Both Spectrum and Athena are similar in terms that they enable users to query data stored on S3. But, they also have some differences in how they work under the hood so choosing one over the other will produce different results in many cases. Below are some of these distinctions.
Amazon Athena vs Redshift Cost
Athena and Spectrum are both charged based on the data scanned when running a query. The price is the same for both services – $5 per compressed terabyte scanned.
Additional costs to take into account could be storage on S3, which is relatively less costly than a database.
While in Athena these costs would be all-inclusive, with Spectrum you also need to consider Redshift compute costs.
While both Spectrum and Athena are serverless, they still have some differences. Athena relies on pooled resources provided by Amazon Web Services to return query results, whereas Spectrum resources are allocated according to your Redshift cluster size.
Besides, using Redshift Spectrum gives you more control over performance. In case you need a specific query to return extra-quickly, you can easily allocate additional computing resources. This is not the case with Athena, where your query will only receive the resources allocated automatically by Amazon Web Services, which might differ during peak usage times.
Athena and Spectrum use virtual tables when querying data stored on Amazon S3. This is done using the Glue Data Catalog for schema management. Athena is optimized to work directly with table metadata stored in the Glue Data Catalog, whereas external tables in Spectrum need to be configured per each Glue Data Catalog schema.

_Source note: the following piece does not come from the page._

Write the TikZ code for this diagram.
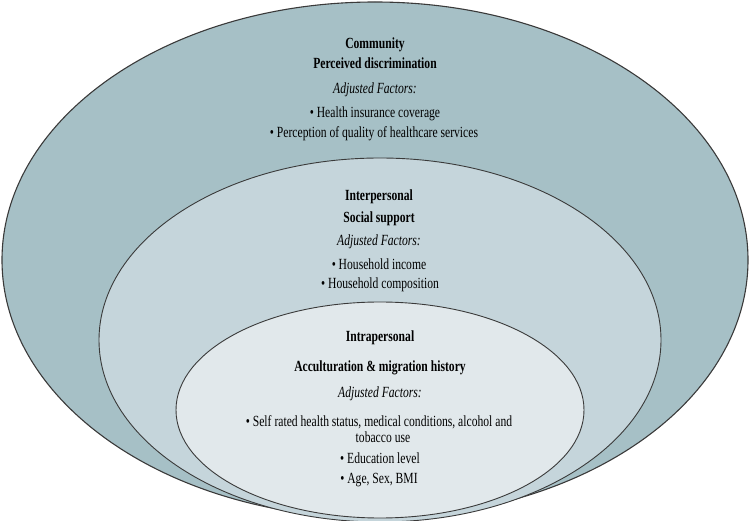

We can’t deny the fact that data has become an essential asset that a company owns, gaining insights and extracting more out of the data is more critical now than ever. With public cloud services, providing service-based analytics services, more and more people are now searching for Amazon Athena tutorial. With all the benefits that Athena brings, companies can get more insights without any expensive complications that arise with home-built analytics tools.